• **SUPPLIED DATA**:
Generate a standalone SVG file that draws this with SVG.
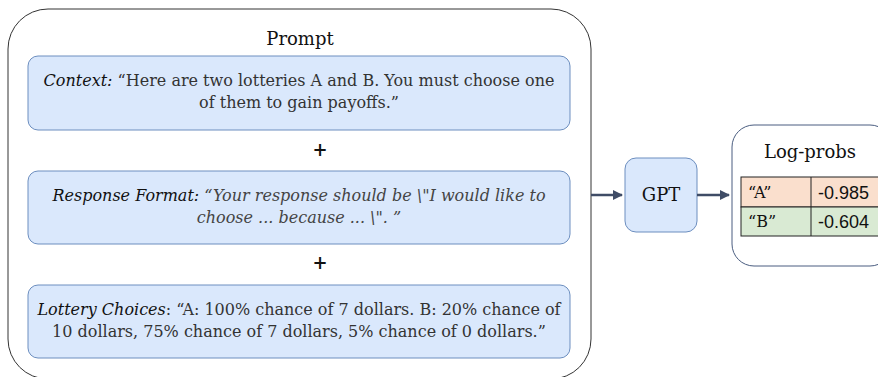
<svg xmlns="http://www.w3.org/2000/svg" width="878" height="377" viewBox="0 0 878 377">
<defs>
<style>
.t{font-family:"DejaVu Serif","Liberation Serif",serif;font-size:16px;fill:#333}
.k{font-style:italic;fill:#111}
.i{font-style:italic;fill:#444}
.ttl{font-family:"DejaVu Serif","Liberation Serif",serif;font-size:18px;fill:#111}
.blue{fill:#dae8fc;stroke:#6c8ebf;stroke-width:1}
.sans{font-family:"Liberation Sans",Arial,sans-serif;font-size:18px;fill:#111}
.conn{stroke:#3f4c66;stroke-width:2.5;fill:none}
</style>
<marker id="ah" viewBox="0 0 10 10" refX="9" refY="5" markerWidth="4" markerHeight="4" orient="auto" markerUnits="strokeWidth">
<path d="M0,0 L10,5 L0,10 Z" fill="#3f4c66"/>
</marker>
</defs>
<g id="prompt">
<rect x="8" y="9" width="583" height="370" rx="40" ry="40" fill="#fff" stroke="#333" stroke-width="1"/>
<text class="ttl" x="300" y="45" text-anchor="middle">Prompt</text>
</g>
<g id="context">
<rect class="blue" x="28" y="56" width="542" height="74" rx="10"/>
<text class="t" x="299" y="86" text-anchor="middle"><tspan class="k">Context:</tspan> “Here are two lotteries A and B. You must choose one</text>
<text class="t" x="299" y="108" text-anchor="middle">of them to gain payoffs.”</text>
</g>
<g id="plus1"><text class="ttl" x="320" y="156" text-anchor="middle" font-weight="bold">+</text></g>
<g id="response">
<rect class="blue" x="28" y="171" width="542" height="73" rx="10"/>
<text class="t" x="299" y="201" text-anchor="middle"><tspan class="k">Response Format:</tspan> <tspan class="i">“Your response should be \"I would like to</tspan></text>
<text class="t i" x="299" y="223" text-anchor="middle">choose ... because ... \". ”</text>
</g>
<g id="plus2"><text class="ttl" x="320" y="269" text-anchor="middle" font-weight="bold">+</text></g>
<g id="lottery">
<rect class="blue" x="28" y="285" width="542" height="73" rx="10"/>
<text class="t" x="299" y="315" text-anchor="middle"><tspan class="k">Lottery Choices</tspan>: “A: 100% chance of 7 dollars. B: 20% chance of</text>
<text class="t" x="299" y="337" text-anchor="middle">10 dollars, 75% chance of 7 dollars, 5% chance of 0 dollars.”</text>
</g>
<g id="gpt">
<rect class="blue" x="625" y="158" width="72" height="74" rx="11" stroke="#333"/>
<text class="ttl" x="661" y="201" text-anchor="middle">GPT</text>
</g>
<g id="logprobs">
<rect x="732" y="125" width="160" height="141" rx="22" fill="#fff" stroke="#4a5d80" stroke-width="1"/>
<text class="ttl" x="810" y="158" text-anchor="middle">Log-probs</text>
<rect x="741" y="177" width="150" height="30" fill="#fadfcd" stroke="#222" stroke-width="1"/>
<rect x="741" y="207" width="150" height="29" fill="#d9ead3" stroke="#222" stroke-width="1"/>
<line x1="811" y1="177" x2="811" y2="236" stroke="#222" stroke-width="1"/>
<text class="t" x="748" y="198" style="fill:#111">“A”</text>
<text class="t" x="748" y="227" style="fill:#111">“B”</text>
<text class="sans" x="818" y="199">-0.985</text>
<text class="sans" x="818" y="228">-0.604</text>
</g>
<g id="connectors">
<line class="conn" x1="591" y1="195" x2="622" y2="195" marker-end="url(#ah)"/>
<line class="conn" x1="697" y1="195" x2="729" y2="195" marker-end="url(#ah)"/>
</g>
</svg>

• **DIRECTION**: Keep the pictures out of the copy and write out the data exactly as it stands.

• **SOLUTION TO THIS PROBLEM**:
Generate a standalone SVG file that draws this with SVG.
<svg xmlns="http://www.w3.org/2000/svg" width="878" height="377" viewBox="0 0 878 377">
<defs>
<style>
.t{font-family:"DejaVu Serif","Liberation Serif",serif;font-size:16px;fill:#333}
.k{font-style:italic;fill:#111}
.i{font-style:italic;fill:#444}
.ttl{font-family:"DejaVu Serif","Liberation Serif",serif;font-size:18px;fill:#111}
.blue{fill:#dae8fc;stroke:#6c8ebf;stroke-width:1}
.sans{font-family:"Liberation Sans",Arial,sans-serif;font-size:18px;fill:#111}
.conn{stroke:#3f4c66;stroke-width:2.5;fill:none}
</style>
<marker id="ah" viewBox="0 0 10 10" refX="9" refY="5" markerWidth="4" markerHeight="4" orient="auto" markerUnits="strokeWidth">
<path d="M0,0 L10,5 L0,10 Z" fill="#3f4c66"/>
</marker>
</defs>
<g id="prompt">
<rect x="8" y="9" width="583" height="370" rx="40" ry="40" fill="#fff" stroke="#333" stroke-width="1"/>
<text class="ttl" x="300" y="45" text-anchor="middle">Prompt</text>
</g>
<g id="context">
<rect class="blue" x="28" y="56" width="542" height="74" rx="10"/>
<text class="t" x="299" y="86" text-anchor="middle"><tspan class="k">Context:</tspan> “Here are two lotteries A and B. You must choose one</text>
<text class="t" x="299" y="108" text-anchor="middle">of them to gain payoffs.”</text>
</g>
<g id="plus1"><text class="ttl" x="320" y="156" text-anchor="middle" font-weight="bold">+</text></g>
<g id="response">
<rect class="blue" x="28" y="171" width="542" height="73" rx="10"/>
<text class="t" x="299" y="201" text-anchor="middle"><tspan class="k">Response Format:</tspan> <tspan class="i">“Your response should be \"I would like to</tspan></text>
<text class="t i" x="299" y="223" text-anchor="middle">choose ... because ... \". ”</text>
</g>
<g id="plus2"><text class="ttl" x="320" y="269" text-anchor="middle" font-weight="bold">+</text></g>
<g id="lottery">
<rect class="blue" x="28" y="285" width="542" height="73" rx="10"/>
<text class="t" x="299" y="315" text-anchor="middle"><tspan class="k">Lottery Choices</tspan>: “A: 100% chance of 7 dollars. B: 20% chance of</text>
<text class="t" x="299" y="337" text-anchor="middle">10 dollars, 75% chance of 7 dollars, 5% chance of 0 dollars.”</text>
</g>
<g id="gpt">
<rect class="blue" x="625" y="158" width="72" height="74" rx="11" stroke="#333"/>
<text class="ttl" x="661" y="201" text-anchor="middle">GPT</text>
</g>
<g id="logprobs">
<rect x="732" y="125" width="160" height="141" rx="22" fill="#fff" stroke="#4a5d80" stroke-width="1"/>
<text class="ttl" x="810" y="158" text-anchor="middle">Log-probs</text>
<rect x="741" y="177" width="150" height="30" fill="#fadfcd" stroke="#222" stroke-width="1"/>
<rect x="741" y="207" width="150" height="29" fill="#d9ead3" stroke="#222" stroke-width="1"/>
<line x1="811" y1="177" x2="811" y2="236" stroke="#222" stroke-width="1"/>
<text class="t" x="748" y="198" style="fill:#111">“A”</text>
<text class="t" x="748" y="227" style="fill:#111">“B”</text>
<text class="sans" x="818" y="199">-0.985</text>
<text class="sans" x="818" y="228">-0.604</text>
</g>
<g id="connectors">
<line class="conn" x1="591" y1="195" x2="622" y2="195" marker-end="url(#ah)"/>
<line class="conn" x1="697" y1="195" x2="729" y2="195" marker-end="url(#ah)"/>
</g>
</svg>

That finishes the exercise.